I have a confession to make: I am a Nerdfighter. If you know what I mean, skip the next two paragraphs.

What’s a Nerdfighter? Well, it all started with a video blog called Brotherhood 2.0, in which YA author, John Green, and his brother, Hank, decided that they would communicate via video blog, no text, for the entire year of 2007. They alternated days of making videos to each other and posted them on YouTube, so the world could watch their conversation. They talked about growing up as nerds, they talked about books and music, they wrote songs, answered questions and made up challenges. They talked about current events and how to make the world a better place. It turns out that both brothers are good storytellers who can monologue on topics serious and amusing with great heart and humor. We watched, we laughed, and we were inspired. Over the course of the year and in the time since, the brothers Green have collected a following, and we call ourselves Nerdfighters.

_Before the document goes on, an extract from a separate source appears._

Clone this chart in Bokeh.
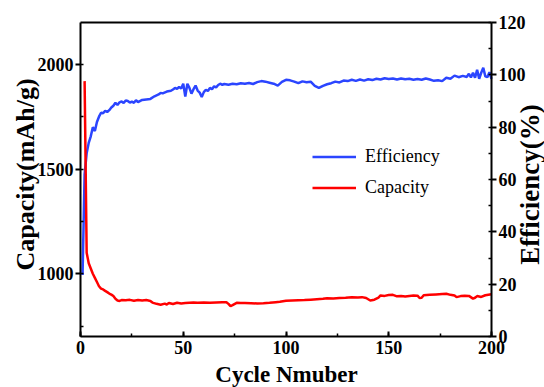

We don’t fight nerds, we are nerds who fight. We fight in the name of all that is awesome, using our nerdy powers to improve the world, or “decrease world suck”. The nerdiness in question can be any number of things. I, for example, fall into several Nerdfighter categories: Harry Potter Nerdfighter, Librarian Nerdfighter, English Lit Nerdfighter, I could go on and on. Anything that you are a nerd about can be used to qualify what sort of Nerdfighter you are. Perhaps there are some YALSA Nerdfighters out there.

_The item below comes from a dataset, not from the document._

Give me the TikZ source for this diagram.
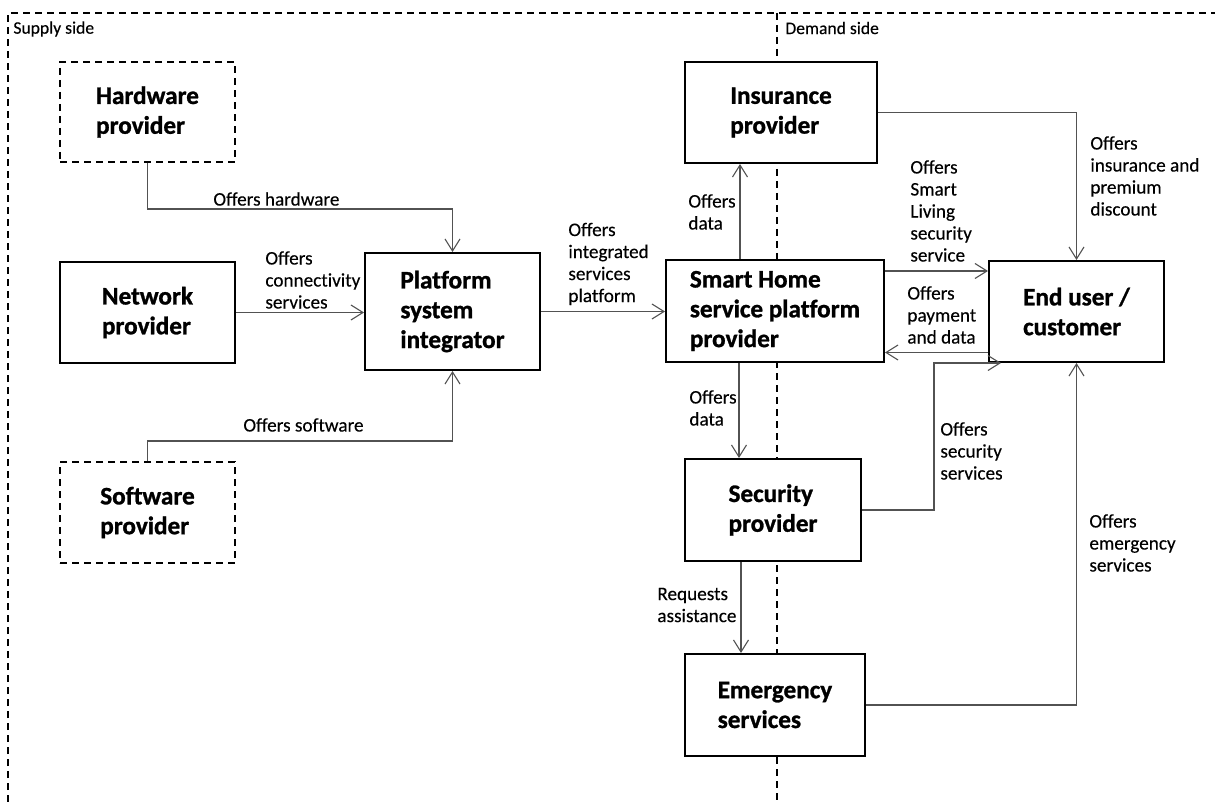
\documentclass[tikz,border=0pt]{standalone}
\usepackage{fontspec}
\setmainfont{Carlito}[Ligatures=NoCommon]
\usetikzlibrary{arrows.meta,calc}

\tikzset{
  actor/.style={draw=black, line width=1pt, fill=white, inner sep=0pt,
    align=left, font=\fontsize{12.6}{14.9}\selectfont\bfseries\addfontfeatures{FakeBold=1.1}},
  optactor/.style={actor, dashed, dash pattern=on 3.5pt off 2.5pt},
  conn/.style={draw=black!68, line width=0.55pt,
    -{Straight Barb[length=6pt,width=7.5pt,line width=0.55pt]}},
  lbl/.style={anchor=west, align=left, inner sep=0pt,
    font=\fontsize{9.6}{11}\selectfont\addfontfeatures{FakeBold=0.25}},
  side/.style={anchor=west, inner sep=0pt, font=\fontsize{8.8}{10}\selectfont\addfontfeatures{FakeBold=0.25}},
  frame/.style={line width=0.9pt, dash pattern=on 3.5pt off 2.5pt}
}

\begin{document}
\begin{tikzpicture}[x=0.5pt, y=-0.5pt]
  \useasboundingbox (0,0) rectangle (1215,802);

  % supply / demand frame
  \draw[frame] (8,802) -- (8,13) -- (1215,13);
  \draw[frame] (777,13) -- (777,802);
  \node[side] (supply) at (13,29) {Supply side};
  \node[side] (demand) at (785,28) {Demand side};

  % supply side actors
  \node[optactor, minimum width=87.5pt, minimum height=50pt] (hw) at (147.5,112) {Hardware\\provider};
  \node[actor, minimum width=87.5pt, minimum height=50.5pt] (net) at (147.5,312.5) {Network\\provider};
  \node[optactor, minimum width=87.5pt, minimum height=50.5pt] (sw) at (147.5,512.5) {Software\\provider};
  \node[actor, minimum width=87.5pt, minimum height=58.5pt] (psi) at (452.5,311.5) {Platform\\system\\integrator};

  % demand side actors
  \node[actor, minimum width=96pt, minimum height=50.5pt] (ins) at (781,112.5) {Insurance\\provider};
  \node[actor, minimum width=109pt, minimum height=51pt] (sh) at (775,311) {Smart Home\\service platform\\provider};
  \node[actor, minimum width=87.5pt, minimum height=50.5pt] (eu) at (1076.5,311.5) {End user /\\customer};
  \node[actor, minimum width=88pt, minimum height=51pt] (sec) at (773,510) {Security\\provider};
  \node[actor, minimum width=90pt, minimum height=51pt] (em) at (775,705) {Emergency\\services};

  % supply side flows
  \draw[conn] (hw.south) -- ++(0,46) -| (psi.north);
  \draw[conn] (net.east) -- (net.east -| psi.west);
  \draw[conn] (sw.north) -- ++(0,-20) -| (psi.south);
  \draw[conn] (psi.east) -- (psi.east -| sh.west);

  % demand side flows
  \draw[conn] ([xshift=-17.5pt]sh.north) -- ([xshift=-17.5pt]sh.north |- ins.south);
  \draw[conn] (ins.east) -| (eu.north);
  \draw[conn] ([yshift=20pt]sh.east) -- ([yshift=20pt]sh.east -| eu.west);
  \draw[conn] ([yshift=-20.5pt]eu.west) -- ([yshift=-20.5pt]eu.west -| sh.east);
  \draw[conn] ([xshift=-18pt]sh.south) -- ([xshift=-18pt]sh.south |- sec.north);
  \draw[conn] (sec.east) -- ++(72,0) |- ([xshift=6.5pt]eu.south west);
  \draw[conn] ([xshift=-16pt]sec.south) -- ([xshift=-16pt]sec.south |- em.north);
  \draw[conn] (em.east) -| (eu.south);

  % flow labels
  \node[lbl] (l-hw) at (213,199) {Offers hardware};
  \node[lbl] (l-net) at (265,280) {Offers\\connectivity\\services};
  \node[lbl] (l-sw) at (243,425) {Offers software};
  \node[lbl] (l-psi) at (568,264) {Offers\\integrated\\services\\platform};
  \node[lbl] (l-ins) at (688,212) {Offers\\data};
  \node[lbl] (l-prem) at (1090,176) {Offers\\insurance and\\premium\\discount};
  \node[lbl] (l-live) at (910,211) {Offers\\Smart\\Living\\security\\service};
  \node[lbl] (l-pay) at (907,315) {Offers\\payment\\and data};
  \node[lbl] (l-secsvc) at (940,451) {Offers\\security\\services};
  \node[lbl] (l-data) at (689,408) {Offers\\data};
  \node[lbl] (l-req) at (657,605) {Requests\\assistance};
  \node[lbl] (l-em) at (1089,543) {Offers\\emergency\\services};
\end{tikzpicture}
\end{document}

The space where we Nerdfighters dwell, in our imaginations and as a community, is known as Nerdfighteria. So what does all of this have to do with teens? A lot of Nerdfighters are teens.

This isn’t a reach by any means: 1. Because one half of the Brotherhood 2.0 duo is a YA author, and 2. by the very nature of originating as a YouTube channel following, Nerdfighters must be Internet savvy or at least Internet interested. Nerdfighters are, to varying degrees, social networkers, content creators, and activists. These, as we know from the developmental assets are good things for teens to be.

So, with that background in place, let me tell you a story:

The other night it was bedtime, but I just couldn’t seem to go to bed, so I found myself on the Internet a bit later than I usually would be there. (Ok, it was 10:30). On my Twitter feed I saw a tweet from @realjohngreen saying he was on Blog Tv. So I clicked the link, and watched John talk about current trends and problems with the publishing industry, this summer’s VidCon (A whole conference of video bloggers, I so want to go), and his next book (Will Grayson, Will Grayson, written with David Levithan, coming out this spring).

While this was occurring, there were chats going on on Twitter as well as on Blog Tv. So I signed up for a Blog Tv account and said, “Hi”. I could tell from the conversation in the chat that a lot of the participants were either teens or college students- seems like everybody has exams coming up, plus they were talking about what grades they were in. One chatter asked if there were any future librarians out there and I responded that I am a current librarian.

John was about to turn in for the night, but he decided to read us a bedtime story from something he is currently working on (a book about teens surviving on an island and refuting Maslow’s hierarchy of needs- you don’t need to have all of the comforts of home to self actualize. Sounds like John).

Anyway, our heroes were discussing how to survive the imminent sinking of their boat, when I got an instant message on the Blog Tv chat. “Are you the current librarian?” it said. “Yes,” I replied. And a young person who was considering librarianship asked me a few questions about what I do all day and if I like it (support literacy in all its forms, often by making things up, and yes, I do). We chatted for a bit and I went to bed feeling like I helped someone.

Sometimes there are opportunities to connect with young adults in activities we participate in, or places where we are already. Are any of your teens Nerdfighters? What other networks do they belong to or interests do they share with you or with other caring adults? It gives me hope that if we keep following our own interests and reach out when we see these opportunities, there is a lot of room to connect.

If you would like to learn more about the brothers Green and Nerdfighters:

  • Visit the Nerdfighter Ning.
  • Watch a video by John from when his book Looking for Alaska was challenged in New York State.
  • Watch Hank’s cult Wizard Rock hit, Accio Deathly Hallows.
  • Or, if you have a chunk of time on your hands, watch the original Brotherhood 2.0 from the beginning.

Today, Thursday the 17th of December is a special day in Nerdfighteria: The annual Project for Awesome. It was concisely described as I was signing up to support it by twibbon, thusly: “The YouTube Project for Awesome is a yearly project to promote charities on YouTube videos and then promote those YouTube videos with an army of geeks and nerds fighting for good.” If you want to see some Nerdfighting in action, and also learn about some great charities to support this holiday season, or anytime really, check out the Project for Awesome. You can start here with Hank’s video. To any Nerdfighters out there, though I didn’t make a video, I hope you will accept this blog post as my Project for Awesome support.